▶ **What is required**: Copy each line that holds "document".

:: Provided material ::

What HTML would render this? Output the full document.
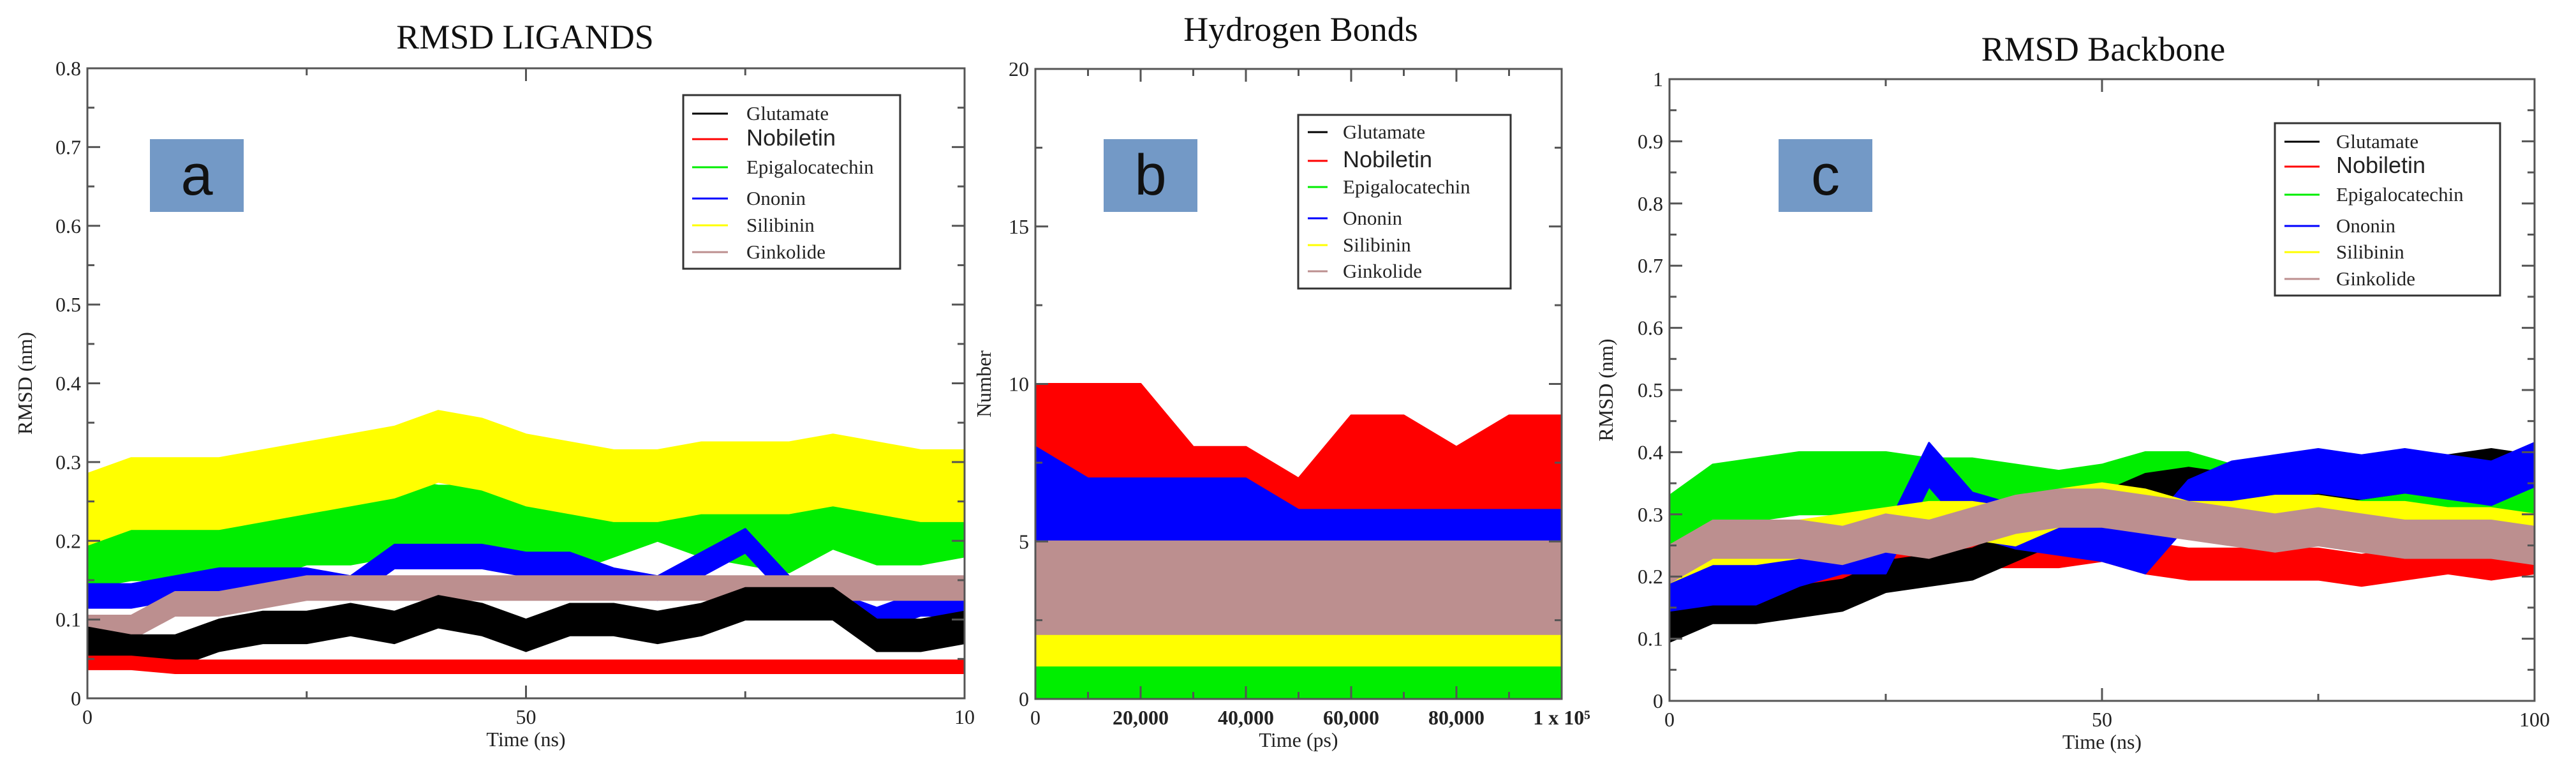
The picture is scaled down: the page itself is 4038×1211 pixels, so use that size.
<!DOCTYPE html>
<html><head><meta charset="utf-8"><style>
body{margin:0;background:#fff;width:4038px;height:1211px;overflow:hidden;font-family:"Liberation Serif",serif;}
svg{position:absolute;left:0;top:0}
</style></head><body>
<svg id="chart" width="4038" height="1211" xmlns="http://www.w3.org/2000/svg"></svg>
<script>
// ---- Panel a: RMSD ligands (x every 5 ns) ----
const aTimes=[0,5,10,15,20,25,30,35,40,45,50,55,60,65,70,75,80,85,90,95,100];
const aSilibinin=[0.24,0.26,0.26,0.26,0.27,0.28,0.29,0.30,0.32,0.31,0.29,0.28,0.27,0.27,0.28,0.28,0.28,0.29,0.28,0.27,0.27];
const aEpigalo=[0.19,0.20,0.20,0.19,0.20,0.22,0.22,0.23,0.22,0.22,0.22,0.21,0.23,0.25,0.23,0.22,0.21,0.24,0.22,0.22,0.23];
const aOnonin=[0.13,0.13,0.14,0.15,0.15,0.15,0.14,0.18,0.18,0.18,0.17,0.17,0.15,0.14,0.17,0.20,0.14,0.12,0.10,0.12,0.12];
const aGinkolide=[0.09,0.09,0.12,0.12,0.13,0.14,0.14,0.14,0.14,0.14,0.14,0.14,0.14,0.14,0.14,0.14,0.14,0.14,0.14,0.14,0.14];
const aGlutamate=[0.07,0.06,0.06,0.08,0.09,0.09,0.10,0.09,0.11,0.10,0.08,0.10,0.10,0.09,0.10,0.12,0.12,0.12,0.08,0.08,0.09];
const aNobiletin=[0.045,0.045,0.04,0.04,0.04,0.04,0.04,0.04,0.04,0.04,0.04,0.04,0.04,0.04,0.04,0.04,0.04,0.04,0.04,0.04,0.04];
const aSpread=[0.05,0.045,0.015,0.015,0.02,0.008];
// ---- Panel b: hydrogen bonds (x every 10000 ps), low/high band ----
const bTimes=[0,10000,20000,30000,40000,50000,60000,70000,80000,90000,100000];
const bNobiletinLo=[7,7,7,6,6,6,6,6,6,6,6];
const bNobiletinHi=[10,10,10,8,8,7,9,9,8,9,9];
const bOnoninLo=[5,5,5,5,4,5,5,5,5,5,5];
const bOnoninHi=[8,7,7,7,7,6,6,6,6,6,6];
const bGinkolideLo=[2,2,2,2,2,2,2,2,2,2,2];
const bGinkolideHi=[5,5,5,5,5,5,5,5,5,5,5];
const bSilibininLo=[1,1,1,1,1,1,1,1,1,1,1];
const bSilibininHi=[2,2,2,2,2,2,2,2,2,2,2];
const bEpigaloLo=[0,0,0,0,0,0,0,0,0,0,0];
const bEpigaloHi=[1,1,1,1,1,1,1,1,1,1,1];
// ---- Panel c: RMSD backbone ----
const cTimes=[0,5,10,15,20,25,30,35,40,45,50,55,60,65,70,75,80,85,90,95,100];
const cNobiletin=[0.20,0.22,0.21,0.21,0.21,0.22,0.22,0.24,0.24,0.24,0.25,0.23,0.22,0.22,0.22,0.22,0.21,0.22,0.23,0.22,0.23];
const cEpigalo=[0.28,0.33,0.34,0.35,0.35,0.35,0.34,0.34,0.33,0.32,0.33,0.35,0.35,0.33,0.33,0.33,0.33,0.33,0.33,0.33,0.33];
const cGlutamate=[0.12,0.15,0.15,0.16,0.17,0.20,0.21,0.22,0.25,0.28,0.31,0.34,0.35,0.34,0.33,0.34,0.35,0.36,0.37,0.38,0.37];
const cOnonin=[0.18,0.19,0.19,0.22,0.24,0.24,0.38,0.30,0.28,0.27,0.26,0.24,0.32,0.35,0.36,0.37,0.36,0.37,0.36,0.35,0.38];
const cSilibinin=[0.22,0.25,0.25,0.26,0.27,0.28,0.29,0.29,0.28,0.31,0.32,0.31,0.29,0.29,0.30,0.30,0.29,0.29,0.28,0.28,0.27];
const cGinkolide=[0.22,0.26,0.26,0.26,0.25,0.27,0.26,0.28,0.30,0.31,0.31,0.30,0.29,0.28,0.27,0.28,0.27,0.26,0.26,0.26,0.25];
const legendNames=["Glutamate","Nobiletin","Epigalocatechin","Ononin","Silibinin","Ginkolide"];
const legendColors=["#000000","#ff0000","#00ee00","#0000ff","#ffff00","#bc8f8f"];
const aYTicks=[0,0.1,0.2,0.3,0.4,0.5,0.6,0.7,0.8];
const aXTicks=["0","50","10"];
const bYTicks=[0,5,10,15,20];
const bXTicks=["0","20,000","40,000","60,000","80,000","1 x 10\u2075"];
const cYTicks=["0","0.1","0.2","0.3","0.4","0.5","0.6","0.7","0.8","0.9","1"];
const cXTicks=["0","50","100"];

const NS="http://www.w3.org/2000/svg";
const svg=document.getElementById('chart');
function mk(tag,attrs,parent){const e=document.createElementNS(NS,tag);for(const k in attrs)e.setAttribute(k,attrs[k]);(parent||svg).appendChild(e);return e;}
function txt(s,attrs,parent){const e=mk('text',attrs,parent);e.textContent=s;return e;}

function panel(P){
  const g=mk('g',{});
  
  
  const sx=v=>P.L+(v-P.x0)/(P.x1-P.x0)*(P.R-P.L);
  const sy=v=>P.B-(v-P.y0)/(P.y1-P.y0)*(P.B-P.T);
  P.series.forEach(s=>{
    let pts=[];
    for(let i=0;i<s.x.length;i++)pts.push(sx(s.x[i])+','+sy(s.lo[i]));
    for(let i=s.x.length-1;i>=0;i--)pts.push(sx(s.x[i])+','+sy(s.hi[i]));
    const p=mk('polygon',{points:pts.join(' '),fill:s.color,stroke:s.color,'stroke-width':3,'stroke-linejoin':'round'},g);
    
    
  });
  const fr=mk('rect',{x:P.L,y:P.T,width:P.R-P.L,height:P.B-P.T,fill:'none',stroke:'#555',"stroke-width":3},g);
  
  
  for(let v=P.y0;v<=P.y1+1e-9;v+=P.yMinor){
    const major=Math.abs(Math.round(v/P.yMajor)*P.yMajor-v)<1e-9;const len=major?20:11;
    mk('line',{x1:P.L,x2:P.L+len,y1:sy(v),y2:sy(v),stroke:'#555','stroke-width':3},g);
    mk('line',{x1:P.R,x2:P.R-len,y1:sy(v),y2:sy(v),stroke:'#555','stroke-width':3},g);
  }
  for(let v=P.x0;v<=P.x1+1e-9;v+=P.xMinor){
    const major=Math.abs(Math.round(v/P.xMajor)*P.xMajor-v)<1e-9;const len=major?20:11;
    mk('line',{y1:P.B,y2:P.B-len,x1:sx(v),x2:sx(v),stroke:'#555','stroke-width':3},g);
    mk('line',{y1:P.T,y2:P.T+len,x1:sx(v),x2:sx(v),stroke:'#555','stroke-width':3},g);
  }
  P.yTicks.forEach((lab,i)=>{
    const t=txt(String(lab),{x:P.L-10,y:sy(P.y0+i*P.yMajor)+11,'font-size':32,'text-anchor':'end',fill:'#222'},g);
    
    
  });
  P.xTicks.forEach((lab,i)=>{
    const t=txt(lab,{x:sx(P.x0+i*P.xLabStep),y:P.B+40,'font-size':32,'text-anchor':'middle',fill:'#222','font-weight':P.boldX&&i>0?'bold':'normal'},g);
    
    
  });
  const xt=txt(P.xTitle,{x:(P.L+P.R)/2,y:P.B+75,'font-size':32,'text-anchor':'middle',fill:'#222'},g);
  
  
  const yt=txt(P.yTitle,{x:0,y:0,'font-size':32,'text-anchor':'middle',fill:'#222',transform:`translate(${P.yTitleX},${(P.T+P.B)/2}) rotate(-90)`},g);
  
  
  const tt=txt(P.title,{x:P.titleX,y:P.titleY,'font-size':54,'text-anchor':'middle',fill:'#111'},g);
  
  
  const lb=mk('rect',{x:P.box[0],y:218,width:P.box[1],height:114,fill:'#7399c6'},g);
  
  
  const lt=txt(P.letter,{x:P.box[0]+P.box[1]/2,y:305,'font-size':90,'text-anchor':'middle','font-family':'Liberation Sans, sans-serif',fill:'#111'},g);
  
  
  const Lg=P.leg;
  const lr=mk('rect',{x:Lg.x,y:Lg.y,width:Lg.w,height:Lg.h,fill:'#fff',stroke:'#333','stroke-width':3},g);
  
  
  legendNames.forEach((n,i)=>{
    const y=Lg.ys[i];
    mk('line',{x1:Lg.s1,x2:Lg.s2,y1:y,y2:y,stroke:legendColors[i],'stroke-width':3},g);
    const t=txt(n,{x:Lg.tx,y:y+10,'font-size':i==1?36:31,fill:'#222','font-family':i==1?'Liberation Sans, sans-serif':'Liberation Serif, serif'},g);
    
    
  });
}
const C=legendColors;
function band(vals,h){return {lo:vals.map(v=>v-h),hi:vals.map(v=>v+h)};}
panel({name:'panel-a-rmsd-ligands',L:137,R:1512,T:107,B:1094,x0:0,x1:100,y0:0,y1:0.8,xMajor:50,xMinor:25,yMajor:0.1,yMinor:0.05,xLabStep:50,
 yTicks:aYTicks,xTicks:aXTicks,xTitle:'Time (ns)',yTitle:'RMSD (nm)',yTitleX:50,title:'RMSD LIGANDS',titleX:823,titleY:76,letter:'a',box:[235,147],
 leg:{x:1071,y:149,w:340,h:272,ys:[178,218,262,311,353,395],s1:1085,s2:1141,tx:1170},
 series:[
  Object.assign({id:'series-epigalocatechin',x:aTimes,color:C[2]},band(aEpigalo,aSpread[0])),
  Object.assign({id:'series-silibinin',x:aTimes,color:C[4]},band(aSilibinin,aSpread[1])),
  Object.assign({id:'series-ononin',x:aTimes,color:C[3]},band(aOnonin,aSpread[2])),
  Object.assign({id:'series-ginkolide',x:aTimes,color:C[5]},band(aGinkolide,aSpread[3])),
  Object.assign({id:'series-glutamate',x:aTimes,color:C[0]},band(aGlutamate,aSpread[4])),
  Object.assign({id:'series-nobiletin',x:aTimes,color:C[1]},band(aNobiletin,aSpread[5]))]});
panel({name:'panel-b-hydrogen-bonds',L:1623,R:2448,T:108,B:1095,x0:0,x1:100000,y0:0,y1:20,xMajor:20000,xMinor:10000,yMajor:5,yMinor:2.5,xLabStep:20000,boldX:true,
 yTicks:bYTicks,xTicks:bXTicks,xTitle:'Time (ps)',yTitle:'Number',yTitleX:1553,title:'Hydrogen Bonds',titleX:2039,titleY:64,letter:'b',box:[1730,147],
 leg:{x:2035,y:180,w:333,h:272,ys:[207,252,293,342,384,425],s1:2050,s2:2081,tx:2105},
 series:[
  {id:'series-nobiletin',x:bTimes,lo:bNobiletinLo,hi:bNobiletinHi,color:C[1]},
  {id:'series-ononin',x:bTimes,lo:bOnoninLo,hi:bOnoninHi,color:C[3]},
  {id:'series-ginkolide',x:bTimes,lo:bGinkolideLo,hi:bGinkolideHi,color:C[5]},
  {id:'series-silibinin',x:bTimes,lo:bSilibininLo,hi:bSilibininHi,color:C[4]},
  {id:'series-epigalocatechin',x:bTimes,lo:bEpigaloLo,hi:bEpigaloHi,color:C[2]}]});
panel({name:'panel-c-rmsd-backbone',L:2617,R:3973,T:124,B:1098,x0:0,x1:100,y0:0,y1:1,xMajor:50,xMinor:25,yMajor:0.1,yMinor:0.05,xLabStep:50,
 yTicks:cYTicks,xTicks:cXTicks,xTitle:'Time (ns)',yTitle:'RMSD (nm)',yTitleX:2528,title:'RMSD Backbone',titleX:3297,titleY:95,letter:'c',box:[2788,147],
 leg:{x:3566,y:193,w:353,h:270,ys:[222,261,305,354,395,437],s1:3581,s2:3636,tx:3662},
 series:[
  Object.assign({id:'series-nobiletin',x:cTimes,color:C[1]},band(cNobiletin,0.025)),
  Object.assign({id:'series-epigalocatechin',x:cTimes,color:C[2]},band(cEpigalo,0.05)),
  Object.assign({id:'series-glutamate',x:cTimes,color:C[0]},band(cGlutamate,0.025)),
  Object.assign({id:'series-ononin',x:cTimes,color:C[3]},band(cOnonin,0.035)),
  Object.assign({id:'series-silibinin',x:cTimes,color:C[4]},band(cSilibinin,0.03)),
  Object.assign({id:'series-ginkolide',x:cTimes,color:C[5]},band(cGinkolide,0.03))]});
</script>
</body></html>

:::

▶ **The answer**:
What HTML would render this? Output the full document.
const svg=document.getElementById('chart');
function mk(tag,attrs,parent){const e=document.createElementNS(NS,tag);for(const k in attrs)e.setAttribute(k,attrs[k]);(parent||svg).appendChild(e);return e;}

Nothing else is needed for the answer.